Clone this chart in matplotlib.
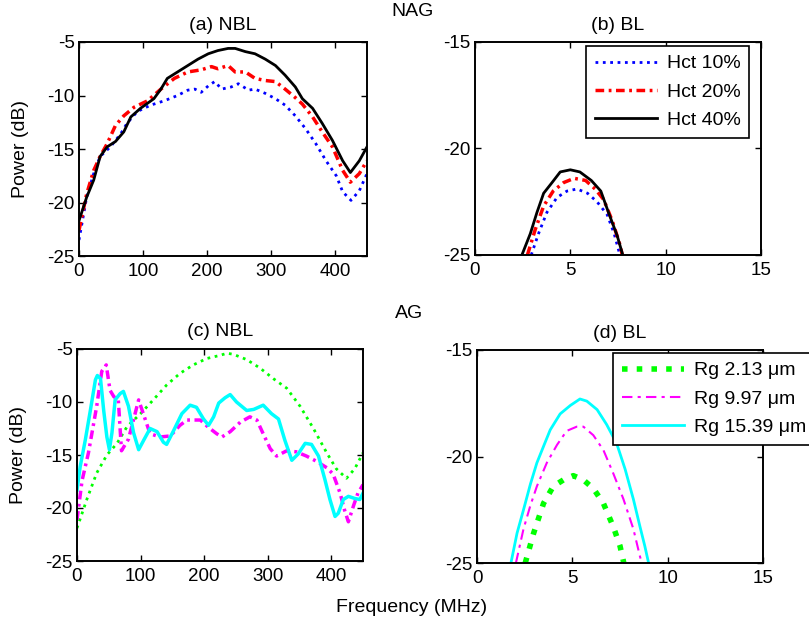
import matplotlib
matplotlib.use("Agg")
import matplotlib.pyplot as plt

plt.rcParams["font.family"] = ["Liberation Sans", "DejaVu Sans"]
plt.rcParams["axes.unicode_minus"] = False

# === DATA ===
# (a) NBL, NAG
nbl_f10 = [0, 12, 23, 33, 49, 65, 75, 91, 112, 133, 154, 170, 181, 191, 202, 212, 223, 238, 249, 265, 275,
           291, 307, 322, 338, 354, 370, 386, 402, 412, 425, 438, 450]
nbl_p10 = [-23.5, -19.5, -17.3, -15.7, -14.8, -13.6, -12.6, -11.5, -10.9, -10.5, -10, -9.5, -9.4, -9.7, -9.1,
           -8.7, -9.4, -9.2, -8.9, -9.5, -9.4, -9.8, -10.3, -10.9, -11.9, -13.1, -14.5, -16.1, -17.5, -19,
           -19.8, -18.9, -17.3]
nbl_f20 = [0, 12, 23, 33, 44, 57, 70, 86, 107, 128, 149, 170, 191, 207, 217, 233, 244, 260, 275, 291, 307,
           322, 338, 349, 365, 380, 396, 412, 424, 438, 450]
nbl_p20 = [-22.6, -19.2, -17, -15.7, -14.5, -12.8, -11.9, -11.1, -10.5, -9.4, -8.4, -7.8, -7.6, -7.3, -7.5,
           -7.2, -7.8, -7.8, -8.4, -8.6, -8.7, -9.4, -10.2, -10.8, -12, -13.4, -14.8, -17, -18.1, -17.3, -16.1]
nbl_f40 = [0, 12, 23, 33, 44, 57, 70, 81, 96, 117, 128, 138, 154, 170, 186, 202, 217, 233, 244, 260, 275,
           291, 307, 322, 338, 349, 365, 380, 396, 412, 424, 438, 450]
nbl_p40 = [-21.7, -19.5, -17.9, -15.7, -14.8, -14.3, -13.4, -12, -11.2, -10.3, -9.4, -8.4, -7.8, -7.2, -6.6,
           -6.1, -5.8, -5.6, -5.6, -5.9, -6.1, -6.6, -7.2, -8.1, -9.2, -10.3, -11.2, -12.6, -14.2, -16.1,
           -17.2, -16.1, -14.8]

# (b) BL, NAG
bl_f10 = [2.95, 3.33, 3.77, 4.3, 4.82, 5.35, 5.9, 6.4, 6.93, 7.3, 7.6]
bl_p10 = [-25, -24, -23, -22.3, -22, -21.9, -22.1, -22.5, -23.1, -24, -25]
bl_f20 = [2.75, 3.16, 3.6, 4.1, 4.65, 5.2, 5.8, 6.3, 6.75, 7.2, 7.63, 7.72]
bl_p20 = [-25, -23.8, -22.7, -22, -21.6, -21.4, -21.5, -21.9, -22.4, -23.4, -24.6, -25]
bl_f40 = [2.46, 2.9, 3.25, 3.6, 4.04, 4.47, 5.0, 5.5, 6.1, 6.6, 7.0, 7.46, 7.75]
bl_p40 = [-25, -24, -23, -22.1, -21.6, -21.1, -21, -21.1, -21.5, -22, -23, -24.1, -25]

# (c) NBL, AG
ag_f213 = [0, 16, 31, 47, 63, 79, 100, 120, 141, 162, 183, 204, 225, 236, 246, 267, 288, 309, 330, 351, 372,
           393, 408, 424, 437, 450]
ag_p213 = [-21.9, -19.1, -16.7, -15, -13.9, -12.3, -11.1, -9.8, -8.4, -7.3, -6.5, -5.9, -5.6, -5.4, -5.5, -6,
           -6.8, -7.8, -8.7, -10.4, -12.5, -14.8, -16.3, -17.2, -16.3, -14.8]
ag_f997 = [0, 8, 18, 31, 39, 46, 52, 58, 65, 70, 81, 97, 115, 131, 147, 162, 173, 194, 207, 220, 228, 241,
           257, 272, 283, 293, 304, 314, 330, 345, 361, 377, 393, 403, 414, 421, 427, 435, 442, 450]
ag_p997 = [-21.1, -17.4, -14.8, -10.4, -7.1, -6.5, -8.9, -9.5, -9.8, -14.6, -13.5, -9.8, -13, -13.3, -13.2,
           -12.2, -11.7, -11.7, -12.4, -13, -13.3, -12.8, -11.9, -11.4, -11.7, -13, -14.4, -15.1, -14.6,
           -14.7, -15.1, -15.6, -16.2, -16.8, -18.6, -20.2, -21.3, -19.8, -18.6, -17.8]
ag_f1539 = [0, 5, 13, 21, 29, 32, 37, 42, 47, 51, 55, 60, 68, 73, 81, 89, 97, 105, 115, 126, 136, 141, 152,
            165, 178, 188, 199, 207, 215, 223, 233, 241, 251, 267, 278, 293, 306, 317, 327, 338, 348, 359,
            369, 380, 390, 398, 406, 411, 419, 427, 437, 445, 450]
ag_p1539 = [-18.3, -16.1, -13.6, -10.8, -7.9, -7.5, -7.8, -10.8, -13.3, -14.5, -12.9, -9.8, -9.2, -9,
            -10.4, -12.9, -14.5, -13.6, -12.5, -12.8, -13.8, -14, -12.7, -11.1, -10.3, -10.5, -11.6, -12.2,
            -11.4, -10.1, -9.6, -9.3, -10, -10.8, -10.7, -10.3, -11.1, -11.6, -13.6, -15.5, -14.9, -13.9,
            -14, -15.1, -17.3, -19.2, -20.8, -20.5, -19.2, -18.9, -19.1, -19.2, -18.6]

# (d) BL, AG
bg_f213 = [2.53, 2.97, 3.49, 4.0, 4.53, 5.05, 5.58, 6.1, 6.63, 7.15, 7.5, 7.7]
bg_p213 = [-25, -23.6, -22.2, -21.4, -21.1, -20.9, -21.1, -21.5, -22.2, -23.3, -24.2, -25]
bg_f997 = [2.04, 2.44, 2.8, 3.14, 3.66, 4.2, 4.7, 5.23, 5.58, 6.1, 6.63, 7.15, 7.68, 8.2, 8.55, 8.64]
bg_p997 = [-25, -23.4, -22.3, -21.4, -20.3, -19.45, -18.8, -18.6, -18.6, -19, -19.7, -20.8, -22, -23.4,
           -24.7, -25]
bg_f1539 = [1.78, 2.1, 2.44, 2.8, 3.14, 3.5, 3.84, 4.36, 4.9, 5.4, 5.76, 6.3, 6.8, 7.33, 7.77, 8.2, 8.55,
            8.8, 9.0]
bg_p1539 = [-25, -23.6, -22.5, -21.3, -20.3, -19.5, -18.75, -18, -17.6, -17.3, -17.4, -17.8, -18.5, -19.4,
            -20.6, -22, -23.3, -24.2, -25]

hct_labels = ["Hct 10%", "Hct 20%", "Hct 40%"]
rg_labels = ["Rg 2.13 \u03bcm", "Rg 9.97 \u03bcm", "Rg 15.39 \u03bcm"]

W, H = 809, 623
FS = 14
TICK_FS = 13.5


def add_ax(fig, left, top, right, bottom):
    return fig.add_axes([left / W, 1 - bottom / H, (right - left) / W, (bottom - top) / H])


def style_ax(ax, xlim, xticks, ylim, yticks, title):
    ax.set_xlim(*xlim)
    ax.set_ylim(*ylim)
    ax.set_xticks(xticks)
    ax.set_yticks(yticks)
    ax.tick_params(direction="in", top=True, right=True, length=4, width=1,
                   labelsize=TICK_FS)
    ax.tick_params(axis="x", pad=5)
    ax.tick_params(axis="y", pad=3)
    for s in ax.spines.values():
        s.set_linewidth(1.4)
    ax.set_title(title, fontsize=FS, pad=9)


def add_legend(fig, handles, labels, x, y):
    leg = fig.legend(handles, labels, loc="upper left", bbox_to_anchor=(x / W, 1 - y / H),
                     borderaxespad=0, fontsize=FS, fancybox=False, framealpha=1,
                     edgecolor="black", handlelength=3.2, handletextpad=0.5,
                     labelspacing=0.55, borderpad=0.45)
    leg.get_frame().set_linewidth(1.2)
    return leg


DASHDOT = (0, (2.5, 1.3, 0.8, 1.3))

fig = plt.figure(figsize=(W / 100, H / 100), dpi=100)

# (a)
ax = add_ax(fig, 79, 42, 367, 256)
ax.plot(nbl_f10, nbl_p10, color="blue", ls=":", lw=2)
ax.plot(nbl_f20, nbl_p20, color="red", ls=DASHDOT, lw=2.5)
ax.plot(nbl_f40, nbl_p40, color="black", ls="-", lw=2)
style_ax(ax, (0, 450), [0, 100, 200, 300, 400], (-25, -5), [-25, -20, -15, -10, -5], "(a) NBL")
ax.set_ylabel("Power (dB)", fontsize=FS)
ax.yaxis.set_label_coords(-0.174, 0.5)

# (b)
ax = add_ax(fig, 475, 42, 761, 255)
l1, = ax.plot(bl_f10, bl_p10, color="blue", ls=":", lw=2)
l2, = ax.plot(bl_f20, bl_p20, color="red", ls=DASHDOT, lw=2.5)
l3, = ax.plot(bl_f40, bl_p40, color="black", ls="-", lw=2)
style_ax(ax, (0, 15), [0, 5, 10, 15], (-25, -15), [-25, -20, -15], "(b) BL")
add_legend(fig, [l1, l2, l3], hct_labels, 586, 46)

# (c)
ax = add_ax(fig, 77, 349, 363, 561)
ax.plot(ag_f213, ag_p213, color="#00ff00", ls=":", lw=2)
ax.plot(ag_f997, ag_p997, color="magenta", ls=DASHDOT, lw=2.5)
ax.plot(ag_f1539, ag_p1539, color="cyan", ls="-", lw=2.5)
style_ax(ax, (0, 450), [0, 100, 200, 300, 400], (-25, -5), [-25, -20, -15, -10, -5], "(c) NBL")
ax.set_ylabel("Power (dB)", fontsize=FS)
ax.yaxis.set_label_coords(-0.175, 0.5)

# (d)
ax = add_ax(fig, 477, 350, 763, 563)
m1, = ax.plot(bg_f213, bg_p213, color="#00ff00", ls=":", lw=4)
m2, = ax.plot(bg_f997, bg_p997, color="magenta", ls=(0, (5, 2.5, 1.5, 2.5)), lw=1.5)
m3, = ax.plot(bg_f1539, bg_p1539, color="cyan", ls="-", lw=2)
style_ax(ax, (0, 15), [0, 5, 10, 15], (-25, -15), [-25, -20, -15], "(d) BL")
add_legend(fig, [m1, m2, m3], rg_labels, 613, 353)

fig.text(413 / W, 1 - 12 / H, "NAG", ha="center", va="center", fontsize=FS)
fig.text(409 / W, 1 - 314 / H, "AG", ha="center", va="center", fontsize=FS)
fig.text(412 / W, 1 - 607 / H, "Frequency (MHz)", ha="center", va="center", fontsize=FS)

fig.savefig("out.png", dpi=100)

-------------------------

* **Aim of the exercise**: Pull out all lines containing "matplotlib".

* **Response to the exercise**:
Clone this chart in matplotlib.
import matplotlib
matplotlib.use("Agg")
import matplotlib.pyplot as plt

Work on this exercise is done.